Given request -> Copy all lines below exactly as written. Leave pictures out.

Records ->
+--

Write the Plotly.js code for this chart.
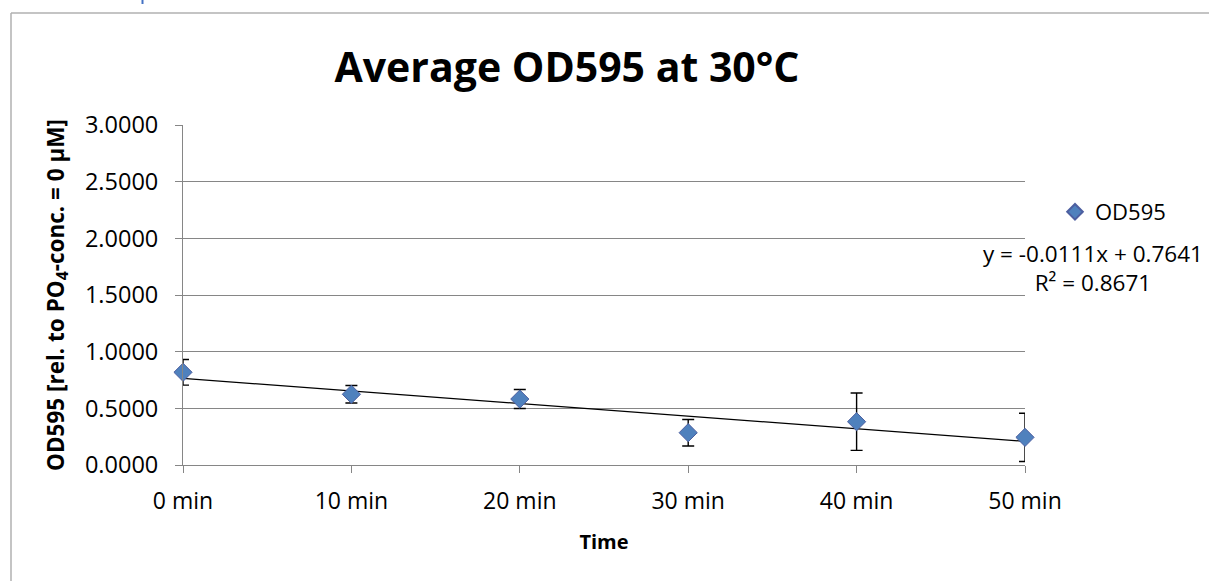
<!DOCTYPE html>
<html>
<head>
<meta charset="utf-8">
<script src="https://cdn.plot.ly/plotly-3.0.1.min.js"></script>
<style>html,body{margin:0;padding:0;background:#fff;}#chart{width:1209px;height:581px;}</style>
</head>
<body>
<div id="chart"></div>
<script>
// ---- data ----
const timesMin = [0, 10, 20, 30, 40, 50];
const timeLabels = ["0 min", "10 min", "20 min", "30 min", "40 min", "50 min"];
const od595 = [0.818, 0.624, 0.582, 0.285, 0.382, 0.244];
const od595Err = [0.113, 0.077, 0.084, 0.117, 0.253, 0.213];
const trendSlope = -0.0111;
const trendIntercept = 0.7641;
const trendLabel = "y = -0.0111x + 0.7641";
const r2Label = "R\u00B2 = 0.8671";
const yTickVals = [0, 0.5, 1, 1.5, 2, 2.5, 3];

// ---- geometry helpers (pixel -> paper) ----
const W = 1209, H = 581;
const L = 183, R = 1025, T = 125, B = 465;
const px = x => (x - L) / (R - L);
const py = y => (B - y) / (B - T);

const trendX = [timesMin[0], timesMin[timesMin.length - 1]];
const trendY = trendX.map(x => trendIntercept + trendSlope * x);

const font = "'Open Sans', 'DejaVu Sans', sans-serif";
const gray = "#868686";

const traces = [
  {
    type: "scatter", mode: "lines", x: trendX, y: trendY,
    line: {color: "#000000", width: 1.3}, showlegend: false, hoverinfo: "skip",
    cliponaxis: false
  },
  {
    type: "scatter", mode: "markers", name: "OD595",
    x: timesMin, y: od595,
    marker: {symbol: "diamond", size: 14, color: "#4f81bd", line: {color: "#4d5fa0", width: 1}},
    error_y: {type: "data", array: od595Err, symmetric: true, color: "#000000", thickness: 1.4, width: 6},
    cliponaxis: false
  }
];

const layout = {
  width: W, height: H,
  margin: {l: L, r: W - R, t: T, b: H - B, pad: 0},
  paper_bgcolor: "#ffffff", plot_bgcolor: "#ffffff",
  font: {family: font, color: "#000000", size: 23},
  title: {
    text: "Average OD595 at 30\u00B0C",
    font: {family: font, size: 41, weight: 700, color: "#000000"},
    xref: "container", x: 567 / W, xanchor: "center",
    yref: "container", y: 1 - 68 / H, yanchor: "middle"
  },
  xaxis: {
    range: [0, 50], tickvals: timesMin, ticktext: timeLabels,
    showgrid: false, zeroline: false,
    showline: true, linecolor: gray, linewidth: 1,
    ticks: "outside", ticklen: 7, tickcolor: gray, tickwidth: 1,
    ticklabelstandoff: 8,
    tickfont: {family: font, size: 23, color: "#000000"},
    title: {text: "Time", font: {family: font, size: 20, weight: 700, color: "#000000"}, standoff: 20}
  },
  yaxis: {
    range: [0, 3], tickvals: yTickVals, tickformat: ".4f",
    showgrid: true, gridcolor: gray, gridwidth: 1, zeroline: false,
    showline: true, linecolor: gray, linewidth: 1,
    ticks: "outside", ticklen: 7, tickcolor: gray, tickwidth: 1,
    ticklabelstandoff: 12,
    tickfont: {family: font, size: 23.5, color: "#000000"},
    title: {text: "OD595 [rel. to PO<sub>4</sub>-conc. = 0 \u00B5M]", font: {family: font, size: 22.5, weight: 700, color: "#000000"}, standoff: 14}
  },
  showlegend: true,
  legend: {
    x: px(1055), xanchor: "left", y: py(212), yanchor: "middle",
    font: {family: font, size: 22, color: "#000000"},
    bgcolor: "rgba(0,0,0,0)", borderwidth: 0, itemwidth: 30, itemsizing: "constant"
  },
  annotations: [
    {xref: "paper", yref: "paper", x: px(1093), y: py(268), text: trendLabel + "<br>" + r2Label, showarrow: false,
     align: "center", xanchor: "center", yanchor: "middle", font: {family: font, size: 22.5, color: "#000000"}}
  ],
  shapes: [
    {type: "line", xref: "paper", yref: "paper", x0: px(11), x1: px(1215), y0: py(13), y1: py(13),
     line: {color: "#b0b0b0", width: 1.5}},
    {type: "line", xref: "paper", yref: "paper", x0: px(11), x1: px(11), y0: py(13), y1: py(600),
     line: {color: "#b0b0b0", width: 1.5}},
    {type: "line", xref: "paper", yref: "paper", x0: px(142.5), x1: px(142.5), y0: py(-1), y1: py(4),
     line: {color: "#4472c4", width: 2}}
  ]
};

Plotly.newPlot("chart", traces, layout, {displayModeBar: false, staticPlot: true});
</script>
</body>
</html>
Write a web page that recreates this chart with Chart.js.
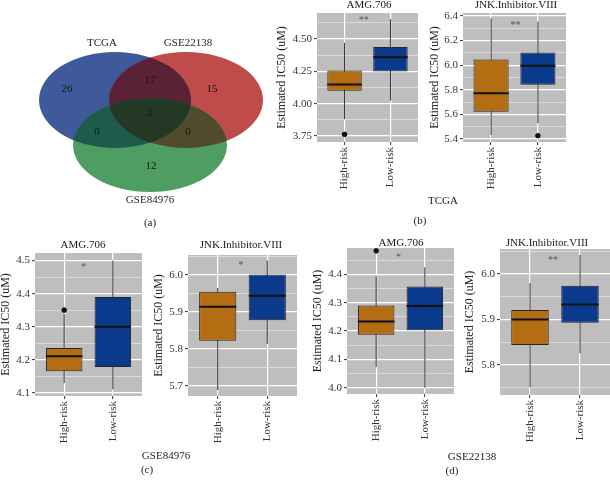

+--

Task answer ->
Write the Plotly.js code for this chart.
<!DOCTYPE html>
<html>
<head>
<meta charset="utf-8">
<script src="https://cdn.plot.ly/plotly-3.0.1.min.js"></script>
<style>html,body{margin:0;padding:0;background:#fff;}#chart{width:1209px;height:581px;}</style>
</head>
<body>
<div id="chart"></div>
<script>
// ---- data ----
const timesMin = [0, 10, 20, 30, 40, 50];
const timeLabels = ["0 min", "10 min", "20 min", "30 min", "40 min", "50 min"];
const od595 = [0.818, 0.624, 0.582, 0.285, 0.382, 0.244];
const od595Err = [0.113, 0.077, 0.084, 0.117, 0.253, 0.213];
const trendSlope = -0.0111;
const trendIntercept = 0.7641;
const trendLabel = "y = -0.0111x + 0.7641";
const r2Label = "R\u00B2 = 0.8671";
const yTickVals = [0, 0.5, 1, 1.5, 2, 2.5, 3];

// ---- geometry helpers (pixel -> paper) ----
const W = 1209, H = 581;
const L = 183, R = 1025, T = 125, B = 465;
const px = x => (x - L) / (R - L);
const py = y => (B - y) / (B - T);

const trendX = [timesMin[0], timesMin[timesMin.length - 1]];
const trendY = trendX.map(x => trendIntercept + trendSlope * x);

const font = "'Open Sans', 'DejaVu Sans', sans-serif";
const gray = "#868686";

const traces = [
  {
    type: "scatter", mode: "lines", x: trendX, y: trendY,
    line: {color: "#000000", width: 1.3}, showlegend: false, hoverinfo: "skip",
    cliponaxis: false
  },
  {
    type: "scatter", mode: "markers", name: "OD595",
    x: timesMin, y: od595,
    marker: {symbol: "diamond", size: 14, color: "#4f81bd", line: {color: "#4d5fa0", width: 1}},
    error_y: {type: "data", array: od595Err, symmetric: true, color: "#000000", thickness: 1.4, width: 6},
    cliponaxis: false
  }
];

const layout = {
  width: W, height: H,
  margin: {l: L, r: W - R, t: T, b: H - B, pad: 0},
  paper_bgcolor: "#ffffff", plot_bgcolor: "#ffffff",
  font: {family: font, color: "#000000", size: 23},
  title: {
    text: "Average OD595 at 30\u00B0C",
    font: {family: font, size: 41, weight: 700, color: "#000000"},
    xref: "container", x: 567 / W, xanchor: "center",
    yref: "container", y: 1 - 68 / H, yanchor: "middle"
  },
  xaxis: {
    range: [0, 50], tickvals: timesMin, ticktext: timeLabels,
    showgrid: false, zeroline: false,
    showline: true, linecolor: gray, linewidth: 1,
    ticks: "outside", ticklen: 7, tickcolor: gray, tickwidth: 1,
    ticklabelstandoff: 8,
    tickfont: {family: font, size: 23, color: "#000000"},
    title: {text: "Time", font: {family: font, size: 20, weight: 700, color: "#000000"}, standoff: 20}
  },
  yaxis: {
    range: [0, 3], tickvals: yTickVals, tickformat: ".4f",
    showgrid: true, gridcolor: gray, gridwidth: 1, zeroline: false,
    showline: true, linecolor: gray, linewidth: 1,
    ticks: "outside", ticklen: 7, tickcolor: gray, tickwidth: 1,
    ticklabelstandoff: 12,
    tickfont: {family: font, size: 23.5, color: "#000000"},
    title: {text: "OD595 [rel. to PO<sub>4</sub>-conc. = 0 \u00B5M]", font: {family: font, size: 22.5, weight: 700, color: "#000000"}, standoff: 14}
  },
  showlegend: true,
  legend: {
    x: px(1055), xanchor: "left", y: py(212), yanchor: "middle",
    font: {family: font, size: 22, color: "#000000"},
    bgcolor: "rgba(0,0,0,0)", borderwidth: 0, itemwidth: 30, itemsizing: "constant"
  },
  annotations: [
    {xref: "paper", yref: "paper", x: px(1093), y: py(268), text: trendLabel + "<br>" + r2Label, showarrow: false,
     align: "center", xanchor: "center", yanchor: "middle", font: {family: font, size: 22.5, color: "#000000"}}
  ],
  shapes: [
    {type: "line", xref: "paper", yref: "paper", x0: px(11), x1: px(1215), y0: py(13), y1: py(13),
     line: {color: "#b0b0b0", width: 1.5}},
    {type: "line", xref: "paper", yref: "paper", x0: px(11), x1: px(11), y0: py(13), y1: py(600),
     line: {color: "#b0b0b0", width: 1.5}},
    {type: "line", xref: "paper", yref: "paper", x0: px(142.5), x1: px(142.5), y0: py(-1), y1: py(4),
     line: {color: "#4472c4", width: 2}}
  ]
};

Plotly.newPlot("chart", traces, layout, {displayModeBar: false, staticPlot: true});
</script>
</body>
</html>
Write a web page that recreates this chart with Chart.js.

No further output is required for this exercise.